*WHAT TO DO*
Leaving out every picture, copy the lines of the data exactly, from the first through the line containing "import plotly.graph_objects as go".

*SUPPLIED DATA*
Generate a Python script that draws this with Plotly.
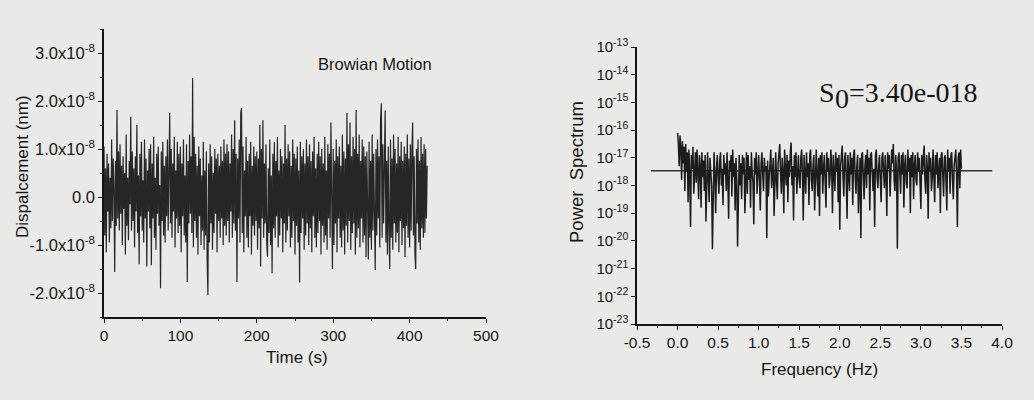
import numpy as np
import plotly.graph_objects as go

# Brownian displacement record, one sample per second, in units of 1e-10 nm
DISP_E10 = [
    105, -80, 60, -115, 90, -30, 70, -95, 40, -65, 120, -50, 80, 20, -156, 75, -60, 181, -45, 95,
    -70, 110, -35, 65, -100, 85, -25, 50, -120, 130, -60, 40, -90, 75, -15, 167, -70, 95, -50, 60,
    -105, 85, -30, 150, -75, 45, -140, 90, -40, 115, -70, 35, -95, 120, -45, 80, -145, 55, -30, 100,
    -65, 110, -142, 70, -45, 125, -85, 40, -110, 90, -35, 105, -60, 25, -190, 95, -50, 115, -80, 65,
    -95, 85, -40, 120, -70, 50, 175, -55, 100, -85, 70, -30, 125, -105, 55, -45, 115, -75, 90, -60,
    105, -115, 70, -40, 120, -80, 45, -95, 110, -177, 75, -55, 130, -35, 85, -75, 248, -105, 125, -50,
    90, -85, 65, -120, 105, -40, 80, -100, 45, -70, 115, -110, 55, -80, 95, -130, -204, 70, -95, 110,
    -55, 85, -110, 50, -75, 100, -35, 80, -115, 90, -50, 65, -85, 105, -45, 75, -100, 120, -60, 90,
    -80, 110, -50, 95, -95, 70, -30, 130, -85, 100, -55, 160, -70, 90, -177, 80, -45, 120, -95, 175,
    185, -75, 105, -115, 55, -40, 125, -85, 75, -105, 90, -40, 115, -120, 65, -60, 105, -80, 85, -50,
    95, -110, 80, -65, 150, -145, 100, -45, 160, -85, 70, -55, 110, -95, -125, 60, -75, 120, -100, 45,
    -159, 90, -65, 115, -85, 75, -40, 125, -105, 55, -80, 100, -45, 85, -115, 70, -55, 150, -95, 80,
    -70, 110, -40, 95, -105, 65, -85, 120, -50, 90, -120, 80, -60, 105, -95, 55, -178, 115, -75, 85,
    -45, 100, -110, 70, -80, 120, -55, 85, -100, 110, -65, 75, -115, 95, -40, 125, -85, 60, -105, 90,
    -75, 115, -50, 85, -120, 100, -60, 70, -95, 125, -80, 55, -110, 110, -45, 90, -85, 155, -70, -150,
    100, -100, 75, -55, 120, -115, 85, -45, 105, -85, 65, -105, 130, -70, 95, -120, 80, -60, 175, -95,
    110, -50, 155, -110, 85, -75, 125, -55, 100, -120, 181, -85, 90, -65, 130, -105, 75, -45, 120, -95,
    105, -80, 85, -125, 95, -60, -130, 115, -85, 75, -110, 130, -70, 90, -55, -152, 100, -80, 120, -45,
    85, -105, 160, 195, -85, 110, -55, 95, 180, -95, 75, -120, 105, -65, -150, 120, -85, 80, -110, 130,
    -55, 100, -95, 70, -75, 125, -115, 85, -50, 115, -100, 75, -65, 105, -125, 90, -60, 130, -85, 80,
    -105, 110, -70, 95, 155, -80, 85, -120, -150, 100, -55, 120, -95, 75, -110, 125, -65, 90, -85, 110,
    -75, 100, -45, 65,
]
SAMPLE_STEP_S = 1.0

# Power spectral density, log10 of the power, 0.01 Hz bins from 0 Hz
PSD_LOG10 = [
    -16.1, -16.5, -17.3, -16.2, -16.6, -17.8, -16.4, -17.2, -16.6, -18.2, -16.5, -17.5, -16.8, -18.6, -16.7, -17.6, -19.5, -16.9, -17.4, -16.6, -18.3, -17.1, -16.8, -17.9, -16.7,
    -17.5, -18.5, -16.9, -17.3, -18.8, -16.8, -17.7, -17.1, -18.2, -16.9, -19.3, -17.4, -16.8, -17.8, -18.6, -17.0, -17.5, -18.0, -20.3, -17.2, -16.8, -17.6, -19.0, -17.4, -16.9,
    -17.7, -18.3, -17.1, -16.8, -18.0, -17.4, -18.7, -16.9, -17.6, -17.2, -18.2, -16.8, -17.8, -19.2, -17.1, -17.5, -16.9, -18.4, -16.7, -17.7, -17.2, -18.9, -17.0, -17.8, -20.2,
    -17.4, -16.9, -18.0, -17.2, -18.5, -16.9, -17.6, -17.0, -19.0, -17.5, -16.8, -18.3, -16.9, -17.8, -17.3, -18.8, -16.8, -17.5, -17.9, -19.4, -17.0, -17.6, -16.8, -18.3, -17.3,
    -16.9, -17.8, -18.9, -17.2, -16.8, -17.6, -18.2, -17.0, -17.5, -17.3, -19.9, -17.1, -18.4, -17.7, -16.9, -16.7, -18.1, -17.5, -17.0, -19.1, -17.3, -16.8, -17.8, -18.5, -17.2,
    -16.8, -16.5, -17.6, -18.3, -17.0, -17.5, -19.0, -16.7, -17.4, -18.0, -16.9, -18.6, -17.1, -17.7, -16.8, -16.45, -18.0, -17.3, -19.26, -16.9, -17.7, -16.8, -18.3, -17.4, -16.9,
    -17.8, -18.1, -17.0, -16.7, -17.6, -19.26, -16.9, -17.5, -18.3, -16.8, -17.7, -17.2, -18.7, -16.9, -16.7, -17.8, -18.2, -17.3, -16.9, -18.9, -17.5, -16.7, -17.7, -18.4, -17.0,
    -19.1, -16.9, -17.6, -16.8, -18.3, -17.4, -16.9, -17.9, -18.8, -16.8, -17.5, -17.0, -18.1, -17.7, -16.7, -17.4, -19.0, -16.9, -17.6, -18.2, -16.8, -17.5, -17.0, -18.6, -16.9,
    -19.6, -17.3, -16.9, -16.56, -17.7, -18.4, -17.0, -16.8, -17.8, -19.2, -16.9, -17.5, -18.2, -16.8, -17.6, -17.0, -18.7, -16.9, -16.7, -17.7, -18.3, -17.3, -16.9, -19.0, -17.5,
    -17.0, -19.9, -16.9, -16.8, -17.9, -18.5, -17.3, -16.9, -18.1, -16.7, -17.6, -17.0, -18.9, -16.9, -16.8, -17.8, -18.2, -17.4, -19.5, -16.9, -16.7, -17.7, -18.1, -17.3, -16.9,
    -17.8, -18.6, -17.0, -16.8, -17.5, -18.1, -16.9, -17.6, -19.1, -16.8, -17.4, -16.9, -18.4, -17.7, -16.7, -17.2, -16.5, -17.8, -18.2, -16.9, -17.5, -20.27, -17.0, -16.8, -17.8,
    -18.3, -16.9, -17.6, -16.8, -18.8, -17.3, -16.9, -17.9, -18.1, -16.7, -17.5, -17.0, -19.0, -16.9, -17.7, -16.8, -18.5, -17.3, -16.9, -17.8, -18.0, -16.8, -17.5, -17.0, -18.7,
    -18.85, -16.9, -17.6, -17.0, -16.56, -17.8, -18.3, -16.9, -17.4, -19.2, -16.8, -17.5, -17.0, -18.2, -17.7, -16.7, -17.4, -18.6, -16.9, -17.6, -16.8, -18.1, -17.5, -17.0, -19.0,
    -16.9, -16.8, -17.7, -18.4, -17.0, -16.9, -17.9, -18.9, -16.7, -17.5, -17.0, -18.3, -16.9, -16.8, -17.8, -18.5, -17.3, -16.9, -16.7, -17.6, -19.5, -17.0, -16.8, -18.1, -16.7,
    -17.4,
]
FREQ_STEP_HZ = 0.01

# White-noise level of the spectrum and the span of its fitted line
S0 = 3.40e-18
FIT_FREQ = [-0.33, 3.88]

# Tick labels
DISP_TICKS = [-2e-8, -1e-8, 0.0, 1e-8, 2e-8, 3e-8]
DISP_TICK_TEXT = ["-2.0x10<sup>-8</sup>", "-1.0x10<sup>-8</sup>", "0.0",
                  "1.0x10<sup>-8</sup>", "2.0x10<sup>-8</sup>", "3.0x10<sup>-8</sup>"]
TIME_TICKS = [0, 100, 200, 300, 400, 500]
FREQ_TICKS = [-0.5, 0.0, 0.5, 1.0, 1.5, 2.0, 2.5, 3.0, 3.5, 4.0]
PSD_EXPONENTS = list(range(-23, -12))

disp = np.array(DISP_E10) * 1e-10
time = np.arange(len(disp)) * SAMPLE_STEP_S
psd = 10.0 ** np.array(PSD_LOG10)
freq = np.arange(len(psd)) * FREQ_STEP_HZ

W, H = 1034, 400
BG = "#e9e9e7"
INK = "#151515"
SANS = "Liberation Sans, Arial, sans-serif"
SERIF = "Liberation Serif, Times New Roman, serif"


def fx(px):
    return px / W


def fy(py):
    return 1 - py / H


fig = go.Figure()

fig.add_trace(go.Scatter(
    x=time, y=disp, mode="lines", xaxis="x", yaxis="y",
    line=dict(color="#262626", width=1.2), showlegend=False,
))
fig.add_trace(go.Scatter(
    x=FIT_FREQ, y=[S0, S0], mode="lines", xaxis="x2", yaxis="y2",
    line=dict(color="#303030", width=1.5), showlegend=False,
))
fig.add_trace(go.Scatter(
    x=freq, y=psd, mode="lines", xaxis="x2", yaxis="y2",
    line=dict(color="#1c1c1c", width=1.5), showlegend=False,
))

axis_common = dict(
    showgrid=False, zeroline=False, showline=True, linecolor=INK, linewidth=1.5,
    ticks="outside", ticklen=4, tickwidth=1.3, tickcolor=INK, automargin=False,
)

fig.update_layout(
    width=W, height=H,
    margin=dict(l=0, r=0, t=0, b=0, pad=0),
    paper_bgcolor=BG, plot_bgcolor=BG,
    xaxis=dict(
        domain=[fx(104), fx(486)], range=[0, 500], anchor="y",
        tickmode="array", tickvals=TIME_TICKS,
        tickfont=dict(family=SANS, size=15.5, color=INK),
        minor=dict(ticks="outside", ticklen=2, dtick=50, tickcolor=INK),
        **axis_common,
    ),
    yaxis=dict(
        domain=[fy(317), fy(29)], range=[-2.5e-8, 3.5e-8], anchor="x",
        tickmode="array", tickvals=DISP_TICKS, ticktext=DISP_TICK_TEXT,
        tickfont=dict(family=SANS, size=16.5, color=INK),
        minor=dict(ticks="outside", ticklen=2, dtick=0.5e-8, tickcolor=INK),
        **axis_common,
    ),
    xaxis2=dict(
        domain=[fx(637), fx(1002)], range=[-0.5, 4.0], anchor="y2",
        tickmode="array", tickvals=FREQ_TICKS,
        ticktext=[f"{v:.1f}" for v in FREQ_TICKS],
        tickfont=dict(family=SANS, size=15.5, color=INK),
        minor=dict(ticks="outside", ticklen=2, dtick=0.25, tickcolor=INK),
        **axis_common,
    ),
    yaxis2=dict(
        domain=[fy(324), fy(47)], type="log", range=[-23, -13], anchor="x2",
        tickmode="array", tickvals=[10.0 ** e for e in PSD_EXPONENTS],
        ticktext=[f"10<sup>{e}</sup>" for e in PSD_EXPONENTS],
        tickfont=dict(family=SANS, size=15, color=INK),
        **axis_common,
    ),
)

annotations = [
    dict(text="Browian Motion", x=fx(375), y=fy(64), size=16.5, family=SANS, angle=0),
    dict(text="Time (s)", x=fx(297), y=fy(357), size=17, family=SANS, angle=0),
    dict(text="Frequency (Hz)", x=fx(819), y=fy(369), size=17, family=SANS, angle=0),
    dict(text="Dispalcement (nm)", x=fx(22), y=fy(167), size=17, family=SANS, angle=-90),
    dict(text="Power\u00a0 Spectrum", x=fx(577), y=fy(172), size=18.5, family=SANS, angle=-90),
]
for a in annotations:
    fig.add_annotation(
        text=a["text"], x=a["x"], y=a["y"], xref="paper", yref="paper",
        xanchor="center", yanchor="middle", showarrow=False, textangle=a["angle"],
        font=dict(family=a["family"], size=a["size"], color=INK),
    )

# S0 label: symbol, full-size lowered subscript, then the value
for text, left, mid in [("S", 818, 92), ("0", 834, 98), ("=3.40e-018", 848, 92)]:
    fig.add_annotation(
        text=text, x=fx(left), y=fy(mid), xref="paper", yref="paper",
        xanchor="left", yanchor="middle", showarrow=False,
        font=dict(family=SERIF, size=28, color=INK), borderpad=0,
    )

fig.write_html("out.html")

*CORRECT ANSWER*
Generate a Python script that draws this with Plotly.
import numpy as np
import plotly.graph_objects as go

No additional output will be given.